The room is set to a crisp 62 degrees. The lighting is dim. The sparse furniture is modern, tufted leather. Above three, curving computer screens, the viewer's eye is driven up the wall to a pencil-thin 4K television overhead.

The setting is a Hollywood editor’s dream and Adobe hopes their new edit suite on 4th Street in Downtown Santa Monica will earn Adobe Premiere the chance to edit next year’s box office smashes and Oscar nominees.

“We’re really proud of this room,” said Mike Kanfer, Adobe’s principal strategic development manager and an Oscar-winner himself for his work on Titanic. Kanfer is part of the team dedicated to working with A-list directors and editors to fine-tune features in the hopes Premiere will eclipse Avid and Final Cut to become the go-to software for Hollywood. The Santa Monica location serves as both an office for employees and a training ground for established editors.

“If the software is getting in the way in any shape or form, that’s something we need to improve on so we jump in and hope to address that,” said Karl Soule, the voice of Adobe’s YouTube channel dedicated to teaching Premiere Pro.

The company has earned the nod from industry heavyweights David Fincher (director, The Curious Case of Benjamin Button) and the Coen brothers.

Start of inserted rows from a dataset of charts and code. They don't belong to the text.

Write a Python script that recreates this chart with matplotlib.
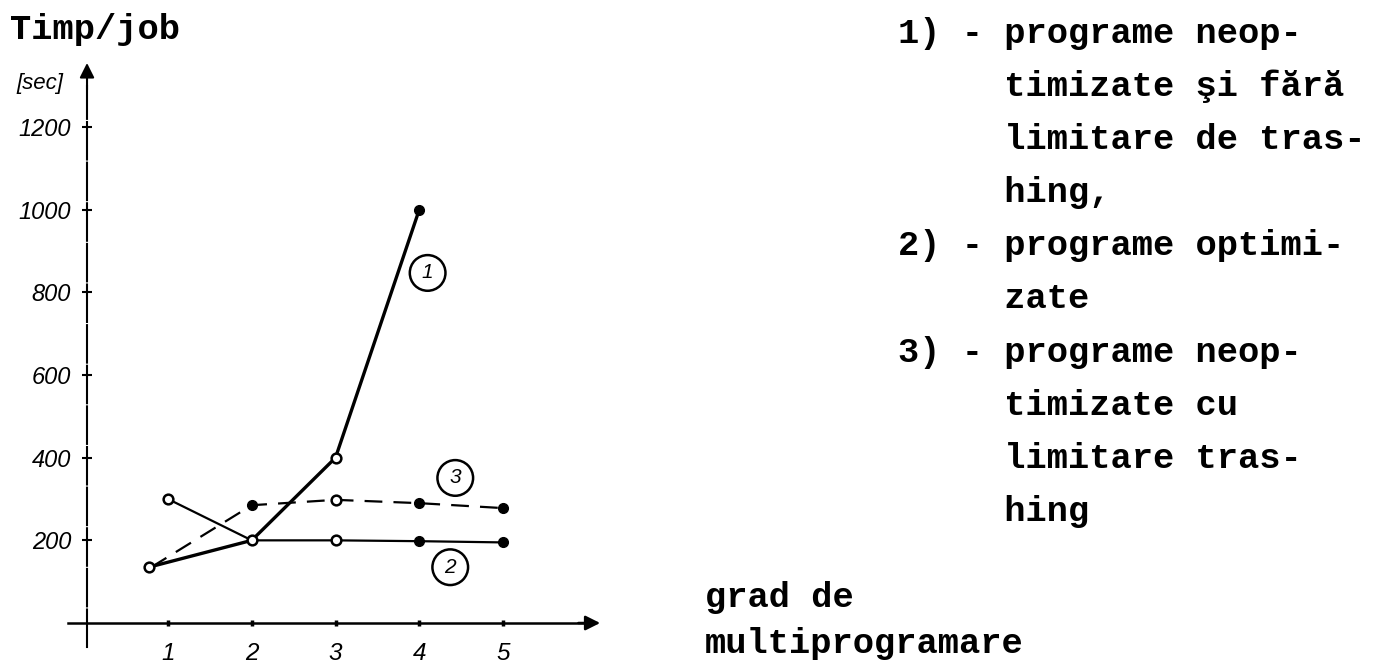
import matplotlib
matplotlib.use("Agg")
import matplotlib.pyplot as plt

# values
grad = [1, 2, 3, 4, 5]
grad_labels = ["1", "2", "3", "4", "5"]
y_ticks = [200, 400, 600, 800, 1000, 1200]
y_labels = ["200", "400", "600", "800", "1000", "1200"]

# 1) neoptimizate, fara limitare de trashing
x1 = [0.77, 2, 3, 4]
t1 = [135, 200, 400, 1000]
# 2) optimizate
x2 = [1, 2, 3, 4, 5]
t2 = [300, 200, 200, 198, 195]
# 3) neoptimizate cu limitare trashing
x3 = [0.8, 2, 3, 4, 5]
t3 = [135, 285, 298, 290, 278]

legend_lines = [
    "1) - programe neop-",
    "     timizate şi fără",
    "     limitare de tras-",
    "     hing,",
    "2) - programe optimi-",
    "     zate",
    "3) - programe neop-",
    "     timizate cu",
    "     limitare tras-",
    "     hing",
]

W, H = 1375, 669
fig = plt.figure(figsize=(W / 100, H / 100), dpi=100)
ax = fig.add_axes([60 / W, 19 / H, 550 / W, 590 / H])
ax.set_xlim(-0.2896, 6.2776)
ax.set_ylim(-65.3, 1362.2)
ax.patch.set_alpha(0)

hand = dict(family="Liberation Sans", style="italic")
mono = dict(family="Liberation Mono", weight="bold")

# axes drawn like the hand sketch
for s in ["top", "right"]:
    ax.spines[s].set_visible(False)
ax.spines["left"].set_position(("data", 0.033))
ax.spines["bottom"].set_position(("data", 0))
ax.spines["left"].set_bounds(-58, 1300)
ax.spines["bottom"].set_bounds(-0.19, 5.95)
ax.spines["left"].set_linewidth(1.5)
ax.spines["left"].set_linestyle((0, (18, 1.5)))
ax.spines["bottom"].set_linewidth(1.8)
ax.annotate("", xy=(0.033, 1355), xytext=(0.033, 1290),
            arrowprops=dict(arrowstyle="-|>", color="k", lw=1.5,
                            mutation_scale=22, shrinkA=0, shrinkB=0))
ax.annotate("", xy=(6.16, 0), xytext=(5.9, 0),
            arrowprops=dict(arrowstyle="-|>", color="k", lw=1.8,
                            mutation_scale=22, shrinkA=0, shrinkB=0))

ax.set_xticks(grad)
ax.set_xticklabels(grad_labels, fontsize=17.5, **hand)
ax.set_yticks(y_ticks)
ax.set_yticklabels(y_labels, fontsize=17, **hand)
ax.tick_params(axis="x", direction="inout", length=5, width=2.5, pad=11)
ax.tick_params(axis="y", direction="inout", length=7, width=1.5, pad=8)

# curves
ax.plot(x1, t1, color="k", lw=2.4, zorder=3)
ax.plot(x2, t2, color="k", lw=1.6, zorder=3)
ax.plot(x3, t3, color="k", lw=1.6, dashes=(8, 5), zorder=3)

ms = 7
# open circles
ax.plot([x1[0], x1[1], x1[2]], [t1[0], t1[1], t1[2]], "o", ms=ms,
        mfc="white", mec="k", mew=1.8, zorder=5)
ax.plot([x2[0], x2[2]], [t2[0], t2[2]], "o", ms=ms,
        mfc="white", mec="k", mew=1.8, zorder=5)
ax.plot([x3[2]], [t3[2]], "o", ms=ms, mfc="white", mec="k", mew=1.8, zorder=5)
# filled dots
ax.plot([x1[3]], [t1[3]], "o", ms=ms, color="k", zorder=5)
ax.plot([x2[3], x2[4]], [t2[3], t2[4]], "o", ms=ms, color="k", zorder=5)
ax.plot([x3[1], x3[3], x3[4]], [t3[1], t3[3], t3[4]], "o", ms=ms,
        color="k", zorder=5)

# circled curve numbers
circ = dict(boxstyle="circle,pad=0.4", fc="white", ec="k", lw=1.8)
ax.text(4.10, 847, "1", ha="center", va="center", fontsize=15, bbox=circ, **hand)
ax.text(4.37, 135, "2", ha="center", va="center", fontsize=15, bbox=circ, **hand)
ax.text(4.43, 351, "3", ha="center", va="center", fontsize=15, bbox=circ, **hand)

# labels around the axes
fig.text(10 / W, 1 - 30 / H, "Timp/job", ha="left", va="center",
         fontsize=25.5, **mono)
fig.text(40 / W, 1 - 83 / H, "[sec]", ha="center", va="center",
         fontsize=16, **hand)
fig.text(705 / W, 1 - 597 / H, "grad de", ha="left", va="center",
         fontsize=25.5, **mono)
fig.text(705 / W, 1 - 643 / H, "multiprogramare", ha="left", va="center",
         fontsize=25.5, **mono)

# legend text on the right
for i, line in enumerate(legend_lines):
    fig.text(898 / W, 1 - (33 + i * 53.2) / H, line, ha="left", va="center",
             fontsize=25.5, **mono)

fig.savefig("out.png", dpi=100)
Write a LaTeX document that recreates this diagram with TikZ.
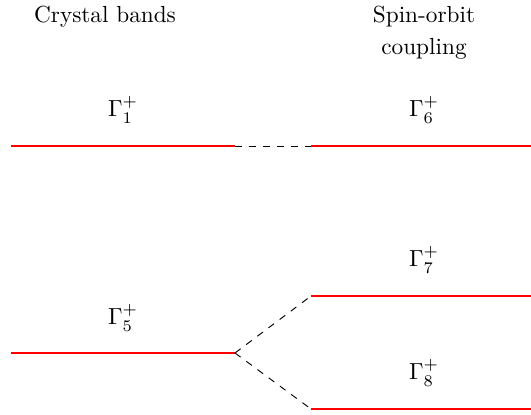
\documentclass[tikz,border=0pt]{standalone}
\usepackage{xcolor}
\usepackage{tikz}
\usetikzlibrary{positioning}

\begin{document}
\begin{tikzpicture}[x=0.43pt,y=-0.43pt,
  level/.style={red,line width=0.8pt},
  link/.style={dashed,line width=0.4pt},
  lab/.style={inner sep=0pt,font=\normalsize},
  head/.style={align=center,font=\normalsize}]
\useasboundingbox (0,0) rectangle (531,414);
% headings
\node[head] (hc) at (105,17) {Crystal bands};
\node[head] (hs) at (424,33) {Spin-orbit\\[1.8pt]coupling};
% crystal levels
\coordinate (a1) at (11,146);  \coordinate (b1) at (235,146);
\coordinate (a5) at (11,353);  \coordinate (b5) at (235,353);
% spin-orbit levels
\coordinate (a6) at (311,146); \coordinate (b6) at (531,146);
\coordinate (a7) at (311,296); \coordinate (b7) at (531,296);
\coordinate (a8) at (311,409); \coordinate (b8) at (531,409);
\draw[level] (a1) -- (b1);
\draw[level] (a5) -- (b5);
\draw[level] (a6) -- (b6);
\draw[level] (a7) -- (b7);
\draw[level] (a8) -- (b8);
\node[lab] (g1) at (123,110) {$\Gamma_1^+$};
\node[lab] (g5) at (123,318) {$\Gamma_5^+$};
\node[lab] (g6) at (424,110) {$\Gamma_6^+$};
\node[lab] (g7) at (424,260) {$\Gamma_7^+$};
\node[lab] (g8) at (424,373) {$\Gamma_8^+$};
\draw[link] (b1) -- (a6);
\draw[link] (b5) -- (a7);
\draw[link] (b5) -- (a8);
\end{tikzpicture}
\end{document}
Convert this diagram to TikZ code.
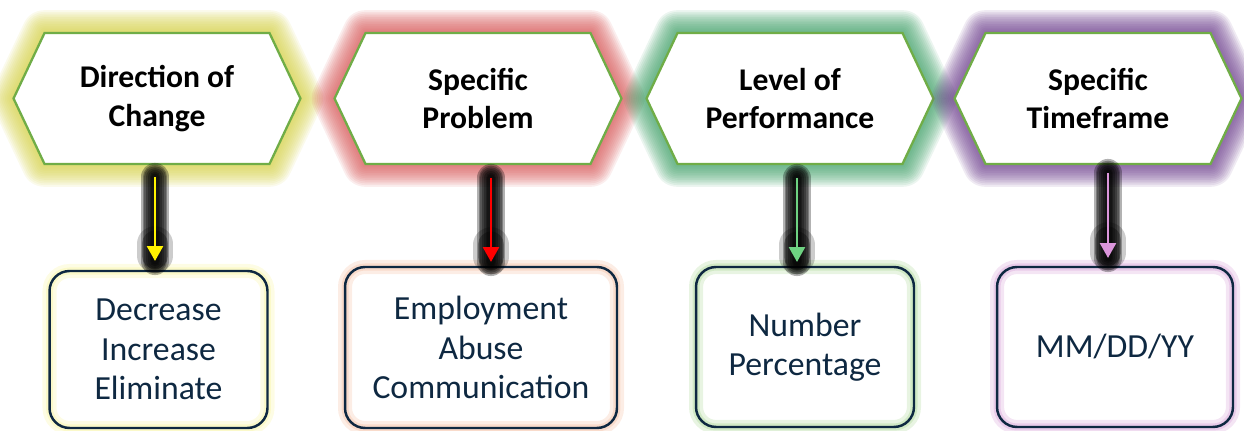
\documentclass[tikz,border=0pt]{standalone}
\usepackage{fontspec}
\setmainfont{Carlito}
\usetikzlibrary{arrows.meta,calc,backgrounds}
\definecolor{hexline}{RGB}{112,173,71}
\definecolor{navy}{RGB}{14,40,65}
\definecolor{glowy}{RGB}{212,208,70}
\definecolor{glowr}{RGB}{214,86,86}
\definecolor{glowg}{RGB}{64,160,104}
\definecolor{glowp}{RGB}{108,62,140}
\definecolor{arrg}{RGB}{110,210,130}
\definecolor{arrp}{RGB}{220,150,220}
\definecolor{shy}{RGB}{245,240,120}
\definecolor{shr}{RGB}{240,165,125}
\definecolor{shg}{RGB}{140,200,110}
\definecolor{shp}{RGB}{200,125,200}
\newcommand{\hexoutline}[1]{(#1.north west) -- (#1.north east) -- ([xshift=0.62cm]#1.east)
    -- (#1.south east) -- (#1.south west) -- ([xshift=-0.62cm]#1.west) -- cycle}

\begin{document}
\begin{tikzpicture}[x=0.02cm,y=-0.02cm,
    hex/.style={minimum width=4.5cm,minimum height=2.62cm,inner sep=0pt,outer sep=0pt,align=center,
        font=\bfseries\fontsize{18}{21.8}\selectfont},
    hexa/.style={draw=hexline,line width=1.3pt,fill=white},
    glow/.style={draw=#1,draw opacity=.1,line join=round},
    box/.style={align=center,text=navy,inner sep=0pt,font=\fontsize{19.2}{22.5}\selectfont,
        draw=navy,line width=1.4pt,rounded corners=0.4cm,outer sep=0pt,
        preaction={draw=#1,draw opacity=.2,line width=8pt},
        preaction={draw=#1,draw opacity=.25,line width=4pt}},
    arr/.style={draw=#1,line width=1.6pt,-{Triangle[width=9pt,length=8.5pt]},
        preaction={draw=black,draw opacity=.3,line width=16pt,line cap=round,-},
        preaction={draw=black,draw opacity=.3,line width=14pt,line cap=round,-},
        preaction={draw=black,draw opacity=.3,line width=12pt,line cap=round,-},
        preaction={draw=black,draw opacity=.3,line width=10pt,line cap=round,-},
        preaction={draw=black,draw opacity=.3,line width=8pt,line cap=round,-},
        preaction={draw=black,draw opacity=.3,line width=6pt,line cap=round,-},
        preaction={draw=black,draw opacity=.3,line width=4pt,line cap=round,-},
        preaction={draw=black,draw opacity=.2,line width=20pt,line cap=round,shorten <=38pt,shorten >=3pt,-},
        preaction={draw=black,draw opacity=.3,line width=15pt,line cap=round,shorten <=38pt,shorten >=3pt,-}}]
    \useasboundingbox (0,0) rectangle (1244,431);

    % top row
    \node[hex] (h1) at (157,98.5) {Direction of\\Change};
    \node[hex] (h2) at (478,98.5) {Specific\\Problem};
    \node[hex] (h3) at (790,98.5) {Level of\\Performance};
    \node[hex] (h4) at (1098,98.5) {Specific\\Timeframe};

    % bottom row
    \node[box=shy,minimum width=4.36cm,minimum height=3.14cm] (b1) at (158.5,349.5) {Decrease\\Increase\\Eliminate};
    \node[box=shr,minimum width=5.44cm,minimum height=3.22cm] (b2) at (481,347.5) {Employment\\Abuse\\Communication};
    \node[box=shg,minimum width=4.36cm,minimum height=3.2cm] (b3) at (805,347) {Number\\Percentage};
    \node[box=shp,minimum width=4.72cm,minimum height=3.2cm] (b4) at (1115,347) {MM/DD/YY};

    \begin{scope}[on background layer]
        \foreach \hx/\col in {h1/glowy,h2/glowr,h3/glowg,h4/glowp} {
            \foreach \w in {2,4,...,26}
                \draw[glow=\col,line width=\w pt] \hexoutline{\hx};
            \draw[hexa] \hexoutline{\hx};
        }
    \end{scope}

    % connectors
    \draw[arr=yellow] ($(h1.south)+(-2,13)$) -- ($(b1.north -| h1.south)+(-2,-10)$);
    \draw[arr=red] ($(h2.south)+(13,14)$) -- ($(b2.north -| h2.south)+(13,-5)$);
    \draw[arr=arrg] ($(h3.south)+(7,14)$) -- ($(b3.north -| h3.south)+(7,-5)$);
    \draw[arr=arrp] ($(h4.south)+(10,9)$) -- ($(b4.north -| h4.south)+(10,-9)$);
\end{tikzpicture}
\end{document}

Premiere was used to edit Stranger Things, Gone Girl, Hail, Caesar!, Only the Brave, The Florida Project and Deadpool.

The company views Santa Monica as a strategic location.

“It’s amazing to be right here in the center of this,” said Senior business development manager Van Bedient, who grew up in Santa Monica. “The restaurants, the beach, quick access to the freeway and quick access to our customers. It was a no-brainer.”

Bedient said the company is already working with a Hollywood editor who lives in the Santa Monica area on a major project for Netflix. He said the city is also home to “YouTube luminaries”- young editors who’ve mastered multiple programs to edit professional looking content for the Internet.

“It’s been an interesting process,” Bedient said. “This younger generation of filmmakers, they’re not bound by ‘it has to be done this way.’..they just do it. Nothing seems to stop them. They don’t have the boundaries that traditional processes have introduced.”

With the new Santa Monica location, those editors will likely have a say in the future of non-linear editing, too.